Task specialization is important even in societies with very simple technologies.
The processes of distribution may be distinguished as
Reciprocity, Redistribution, and Market Exchange.
Reciprocity, the exchange of goods and services of roughly equal value, comes in three forms: generalized (in which the value is not calculated, nor the time of repayment specified)
Balanced (in which one has an obligation to reciprocate promptly); and negative (in which the aim is to get something for as little as possible).
A classic ethnographic example of balanced reciprocity between trading partners seeking to maintain social ties while also doing business is the Kula ring among islanders of the southwestern Pacific Ocean.
The Kula ring involves both balanced reciprocity and sharp trading.
Trade is a transaction in which two or more people are involved in an exchange of something for something else of equal value.

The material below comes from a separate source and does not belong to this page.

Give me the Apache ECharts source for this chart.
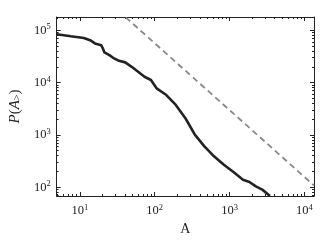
<!DOCTYPE html>
<html><head><meta charset="utf-8">
<script src="https://cdn.jsdelivr.net/npm/echarts@6/dist/echarts.min.js"></script>
<style>html,body{margin:0;padding:0;background:#fff}#c{width:321px;height:241px}</style>
</head><body><div id="c"></div>
<script>
// empirical distribution P(A_>) vs A
const areaX = [4.9, 7.6, 11.3, 13.7, 15.9, 19.3, 20.3, 21.3, 24.8, 28.7, 33.3, 40.4, 49.2, 60, 73, 89, 106, 143, 191, 257, 345, 464, 624, 838, 1126, 1510, 1840, 2240, 2730, 3310, 3450];
const probY = [83900, 76900, 71300, 64500, 55900, 51800, 44800, 37600, 33400, 28900, 26000, 24300, 20000, 16100, 12900, 11200, 7760, 5780, 3730, 2080, 1000, 598, 386, 268, 195, 139, 126, 104, 90, 72, 68];
// reference power-law guide (dashed)
const refX = [41, 13400];
const refY = [176000, 108];
// tick labels
const xMajor = [10, 100, 1000, 10000];
const yMajor = [100, 1000, 10000, 100000];
const xRange = [4.9, 13400];
const yRange = [68, 179000];

function minors(majors, lo, hi) {
  const out = [];
  const bases = [majors[0] / 10].concat(majors);
  bases.forEach(b => { for (let m = 2; m <= 9; m++) { const v = m * b; if (v > lo && v < hi) out.push(v); } });
  return out;
}
const FONT = 'Liberation Serif';
const INK = '#222';
const rich = {
  b: { fontFamily: FONT, fontSize: 12.5, color: INK },
  e: { fontFamily: FONT, fontSize: 8.5, color: INK, padding: [0, 0, 6, 0] }
};
function sup(v) { return '{b|10}{e|' + Math.round(Math.log10(v)) + '}'; }

function mkAxis(dim, pos, major, labels) {
  const rng = dim === 'x' ? xRange : yRange;
  const maj = dim === 'x' ? xMajor : yMajor;
  const vals = major ? maj : minors(maj, rng[0], rng[1]);
  const a = {
    type: 'log', logBase: 10, position: pos, min: rng[0], max: rng[1],
    gridIndex: 0,
    axisLine: { show: major, onZero: false, lineStyle: { color: INK, width: 1 } },
    axisTick: { show: true, inside: true, length: major ? 4 : 2, customValues: vals, lineStyle: { color: INK, width: 1 } },
    axisLabel: { show: labels, customValues: maj, formatter: sup, rich: rich, margin: dim === 'x' ? 7 : 6 },
    splitLine: { show: false },
    minorTick: { show: false }
  };
  if (labels && dim === 'x') {
    a.name = 'A'; a.nameLocation = 'middle'; a.nameGap = 25;
    a.nameTextStyle = { fontFamily: FONT, fontSize: 14, color: INK };
  }
  if (labels && dim === 'y') {
    a.name = '{i|P}{n|(}{i|A}{s|>}{n|)}'; a.nameLocation = 'middle'; a.nameGap = 28; a.nameRotate = 90;
    a.nameTextStyle = { rich: {
      i: { fontFamily: FONT, fontStyle: 'italic', fontSize: 15, color: INK, padding: [0, 0, 3, 0] },
      n: { fontFamily: FONT, fontSize: 15, color: INK, padding: [0, 0, 3, 0] },
      s: { fontFamily: FONT, fontSize: 10, color: INK }
    } };
  }
  return a;
}

const chart = echarts.init(document.getElementById('c'), null, { renderer: 'canvas' });
chart.setOption({
  animation: false,
  backgroundColor: '#fff',
  grid: { left: 46, right: 7, top: 17, bottom: 45, containLabel: false },
  xAxis: [mkAxis('x', 'bottom', true, true), mkAxis('x', 'bottom', false, false), mkAxis('x', 'top', true, false), mkAxis('x', 'top', false, false)],
  yAxis: [mkAxis('y', 'left', true, true), mkAxis('y', 'left', false, false), mkAxis('y', 'right', true, false), mkAxis('y', 'right', false, false)],
  series: [
    { type: 'line', xAxisIndex: 0, yAxisIndex: 0, data: refX.map((x, i) => [x, refY[i]]), showSymbol: false, clip: true,
      lineStyle: { color: '#888', width: 1.8, type: [6, 4] } },
    { type: 'line', xAxisIndex: 0, yAxisIndex: 0, data: areaX.map((x, i) => [x, probY[i]]), showSymbol: false, clip: true,
      lineStyle: { color: '#222', width: 2.6 } }
  ]
});
</script></body></html>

Such exchanges have elements of reciprocity but involve a greater calculation of the relative value of goods exchanged.
Barter is a form of trade in which no money is involved, and the parties negotiate a direct exchange of one trade good for another.
It may well be in the form of negative reciprocity, as each party aims to get the better end of the deal.
Redistribution requires a strong, centralized political organization. A government assesses a tax or tribute on each citizen to support its activities, leaders, and religious elite and then redistributes the rest, usually in the form of public services.
The system of tax collection and delivery of government services and subsidies in the United States is a form of redistribution.
Conspicuous consumption, or display for social prestige, is a motivating force in societies that produce a surplus of goods.
The prestige comes from publicly giving away one’s valuables, as in the potlatch ceremony, which is also an example of a leveling mechanism.
In nonindustrial societies, the marketplace is usually a specific site where people exchange produce, livestock, and material items they have made.
It also functions as a place to socialize and get news.
Although market exchanges may take place through bartering and other forms of reciprocity, money (something used to make payments for goods and services as well as
To measure their value) makes market exchange more efficient.